= Dmitri Usatov =

Russian tenor and vocal teacher

Dimitri Andreevich Usatov

Dimitri Andreevich Usatov (February 22, 1847 - August 23, 1913) was a Russian tenor and vocal teacher. Born a serf to Dmitri Nikolayevich Sheremetev, he studied music with Camille Everardi at the Saint Petersburg Conservatory and sang at the Bolshoy Theatre from 1880 to 1889. There he sang the role of Lensky in Eugene Onegin in 1881 and the role of Andrei in Mazeppa in 1884. He later taught singing in Tbilisi, where his most famous pupil was Feodor Chaliapin, whom he not only trained, but fed, clothed and supported.

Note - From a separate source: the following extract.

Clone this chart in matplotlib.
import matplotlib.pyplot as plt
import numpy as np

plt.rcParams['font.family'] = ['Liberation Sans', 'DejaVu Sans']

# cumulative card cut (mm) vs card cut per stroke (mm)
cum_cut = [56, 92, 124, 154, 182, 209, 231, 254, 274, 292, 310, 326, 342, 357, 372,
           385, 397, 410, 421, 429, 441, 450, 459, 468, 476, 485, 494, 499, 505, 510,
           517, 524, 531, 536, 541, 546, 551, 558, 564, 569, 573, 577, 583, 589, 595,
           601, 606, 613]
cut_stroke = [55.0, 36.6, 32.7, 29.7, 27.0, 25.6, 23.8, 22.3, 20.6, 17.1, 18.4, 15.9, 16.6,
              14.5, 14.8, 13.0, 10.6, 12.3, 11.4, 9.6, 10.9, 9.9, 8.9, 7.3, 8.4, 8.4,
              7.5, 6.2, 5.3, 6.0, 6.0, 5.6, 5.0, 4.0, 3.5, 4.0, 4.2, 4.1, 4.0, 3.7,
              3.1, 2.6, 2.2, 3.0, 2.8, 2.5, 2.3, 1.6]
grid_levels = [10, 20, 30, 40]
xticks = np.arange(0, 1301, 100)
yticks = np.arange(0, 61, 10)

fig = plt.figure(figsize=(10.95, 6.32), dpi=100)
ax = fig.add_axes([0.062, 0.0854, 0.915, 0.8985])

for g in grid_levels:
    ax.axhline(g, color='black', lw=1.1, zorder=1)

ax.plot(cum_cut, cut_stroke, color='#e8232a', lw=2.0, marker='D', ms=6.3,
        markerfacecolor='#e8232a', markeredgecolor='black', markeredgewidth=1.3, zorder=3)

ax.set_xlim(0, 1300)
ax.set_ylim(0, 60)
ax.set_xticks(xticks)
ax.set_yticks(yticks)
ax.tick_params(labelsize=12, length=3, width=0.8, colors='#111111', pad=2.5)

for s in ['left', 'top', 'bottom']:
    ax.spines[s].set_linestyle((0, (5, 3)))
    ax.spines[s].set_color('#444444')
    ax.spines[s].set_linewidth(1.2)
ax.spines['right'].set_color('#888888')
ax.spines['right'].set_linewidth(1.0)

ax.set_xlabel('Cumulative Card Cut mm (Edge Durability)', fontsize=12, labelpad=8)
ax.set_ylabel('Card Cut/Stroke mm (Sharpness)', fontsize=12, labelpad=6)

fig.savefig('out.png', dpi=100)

Usatov had a good relationship with the composer Pyotr Ilyich Tchaikovsky. In addition to the operas already mentioned, he performed songs by Tchaikovsky for the Russian Music Society in 1877, 1880 and 1882. At Usatov's request, Tchaikovsky orchestrated the song Legend from his Opus 54, "16 Children's Songs." In 1884, Tchaikovsky dedicated a song from his Opus 57, "Six Songs," to Usatov.

Usatov moved to Yalta in 1902 and died there in 1913. In gratitude for his training and support, Chaliapin supported Usatov's widow financially until her death.

A recording exists of Usatov singing Manrico's cabaletta (Di quella pira) from Verdi's Il Trovatore. It was recorded circa 1890 for Gianni Bettini and has remarkably good sound for its time.